Every day, Watch This offers staff recommendations inspired by a new movie coming out that week. This week: With Steven Spielberg’s Bridge Of Spies coming to theaters soon, we recommend a few more Cold War spy movies.
Christopher Boyce (Timothy Hutton) decides to protest the government’s spy-agency meddling by selling secrets to America’s enemies in The Falcon And The Snowman, John Schlesinger’s taut tale of two men plummeting into an abyss of espionage double-dealing. Based on real events that predate the Edward Snowden saga by decades, the film opens with Christopher abandoning his seminary studies to take a job—courtesy of his retired FBI agent dad (Pat Hingle)—as a civilian defense contractor, where he’s put in charge of managing the CIA’s data flow. In a basement office where his colleague (Dorian Harewood) spends most of his time making margaritas in the paper shredder, Christopher reads misrouted communications that reveal the U.S.’s hand in shady overseas operations (including the Australian prime minster’s ousting). Consequently, he fights back against this supposed tyranny by handing over classified information to the Soviets in exchange for cash, using his coke-dealing childhood friend Andrew Daulton Lee (Sean Penn)—who’s skipped bail, and is in this scheme for the money—as his go-between.

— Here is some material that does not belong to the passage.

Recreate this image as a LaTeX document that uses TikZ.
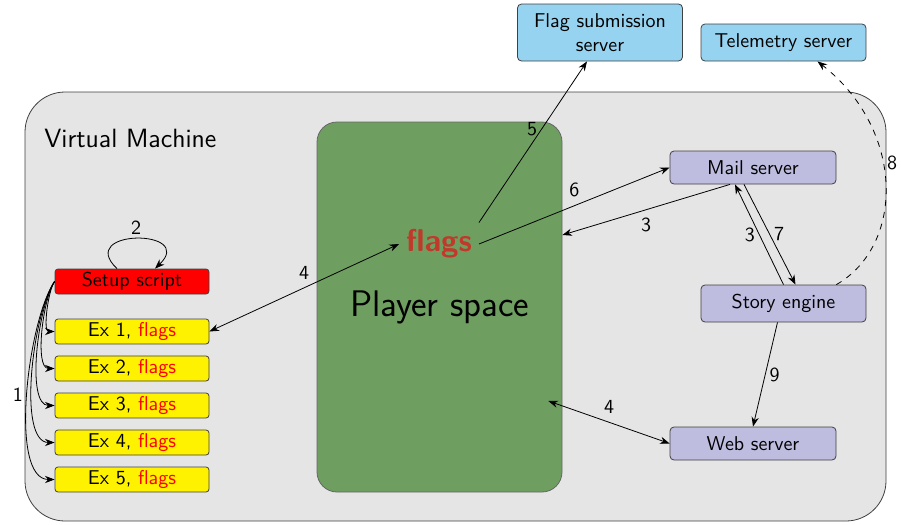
\documentclass[tikz,border=0pt]{standalone}
\usepackage{xcolor}
\usepackage{tikz}
\usetikzlibrary{arrows.meta, positioning, calc}
\renewcommand{\familydefault}{\sfdefault}
\definecolor{vmgray}{RGB}{229,229,229}
\definecolor{playergreen}{RGB}{111,158,97}
\definecolor{flagred}{RGB}{192,57,43}
\definecolor{lightblue}{RGB}{150,211,240}
\definecolor{lavender}{RGB}{190,189,224}
\tikzset{
  vm/.style={
      draw=black!75,
      fill=vmgray,
      rectangle,
      rounded corners=20pt,
      minimum width=430.5pt,
      minimum height=214.5pt
  },
  player/.style={
      draw=black!60,
      fill=playergreen,
      rectangle,
      rounded corners=10pt,
      minimum width=122.5pt,
      minimum height=185pt,
      font=\fontsize{18.5}{22}\selectfont
  },
  script/.style={
      draw=black!75,
      fill=red,
      rectangle,
      rounded corners=1.5pt,
      minimum width=77pt,
      minimum height=12.5pt,
      inner sep=0pt
  },
  exercise/.style={
      draw=black!75,
      fill=yellow,
      rectangle,
      rounded corners=1.5pt,
      minimum width=77pt,
      minimum height=12.5pt,
      inner sep=0pt
  },
  external/.style={
      draw=black!75,
      fill=lightblue,
      rectangle,
      rounded corners=2pt,
      minimum width=82.5pt,
      minimum height=18.5pt,
      align=center
  },
  service/.style={
      draw=black!75,
      fill=lavender,
      rectangle,
      rounded corners=2pt,
      minimum width=83pt,
      minimum height=16.5pt,
      align=center
  },
  arrow/.style={-Stealth},
  biarrow/.style={Stealth-Stealth},
  num/.style={inner sep=2pt}
}

\begin{document}
\begin{tikzpicture}[x=0.5pt, y=-0.5pt]
      \useasboundingbox (0,0) rectangle (901,525);
      % Virtual machine
      \node (vm) [vm] at (455.5,306.5) {};
      \node (vmlabel) [anchor=west, inner sep=0pt, font=\fontsize{13.2}{16}\selectfont] at (44,138) {Virtual Machine};
      \node (player) [player] at (439.5,307) {Player space};
      \node (flags) [font=\fontsize{15.8}{19}\selectfont\bfseries, text=flagred] at (439,244) {flags};

      % Setup script and exercises
      \node (setup) [script] at (132,281.5) {Setup script};
      \foreach \i in {1,...,5}
        \node (ex\i) [exercise] at (132,{331.5+37*(\i-1)}) {Ex \i, \textcolor{red}{flags}};

      % External servers
      \node (flagsub) [external, minimum height=28.5pt, inner sep=1pt] at (600,32.5) {Flag submission\\server};
      \node (telemetry) [external] at (783.5,42.5) {Telemetry server};

      % Services
      \node (mail) [service] at (753,167.5) {Mail server};
      \node (story) [external, fill=lavender] at (783.5,303.5) {Story engine};
      \node (web) [service] at (753,443.5) {Web server};

      % Connections
      \draw[arrow] ([xshift=-7.5pt]setup.north) .. controls +(-42,-40) and +(42,-40) .. ([xshift=11.5pt]setup.north) node[num, midway, above] {2};
      \foreach \i in {1,...,4}
        \draw[arrow] (setup.west) to[out=235, in=180, looseness=0.6] (ex\i.west);
      \draw[arrow] (setup.west) to[out=235, in=180, looseness=0.6] node[num, midway, left] {1} (ex5.west);
      \draw[biarrow] (ex1.east) -- (flags.west) node[num, midway, above=2pt] {4};
      \draw[arrow] (flags.north east) -- ([xshift=-6.5pt]flagsub.south) node[num, pos=0.58, left] {5};
      \draw[arrow] (flags.east) -- (mail.west) node[num, midway, above=2pt] {6};
      \draw[arrow] ([xshift=-11.5pt]mail.south) -- ([yshift=36pt]player.east) node[num, midway, below=2pt] {3};
      \draw[arrow] (story.north) -- ([xshift=-9pt]mail.south) node[num, midway, left] {3};
      \draw[arrow] ([xshift=-4.5pt]mail.south) -- ([xshift=6pt]story.north) node[num, midway, right] {7};
      \draw[arrow, dashed] ([xshift=-15pt]story.north east) .. controls +(69,-40) and +(87,68) .. ([xshift=17pt]telemetry.south) node[num, pos=0.58, right] {8};
      \draw[arrow] ([xshift=-3pt]story.south) -- (web.north) node[num, midway, right] {9};
      \draw[biarrow] ([xshift=-7pt, yshift=-47pt]player.east) -- (web.west) node[num, midway, above=2pt] {4};
    \end{tikzpicture}
\end{document}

The Falcon And The Snowman’s central metaphor involving a predatory eagle owned and trained by Christopher is a bit clunky, and a romantic subplot between Christopher and his girlfriend (Footloose’s Lori Singer) seems to have been a casualty of cutting-room downsizing. Nonetheless, Schlesinger’s portrait of his two characters’ scheme, which comes to involve transactions with KGB handler Alex (David Suchet) and unravels courtesy of Andrew’s burgeoning heroin habit, is consistently suspenseful, thanks to swift pacing and a script that mires itself in its protagonists’ confusion and paranoia. Increasingly incapable of deciphering whether they’re being used as pawns or being hunted by the feds, Christopher and Andrew become mired in a mess of their own making, with Hutton’s smarmy-preppie arrogance meshing well with Penn’s frazzled-punk cockiness and greed. Eventually, their only options are torture, death, or imprisonment (and ever-lasting disgrace), with Schlesinger’s tense film revealing itself to be the story of not only two men falling from grace, but of a Cold War espionage battle defined by both its violent ruthlessness and haphazard incompetence.
Availability: The Falcon And The Snowman is available on Blu-ray and DVD from Netflix, Amazon, or possibly your local video store/library.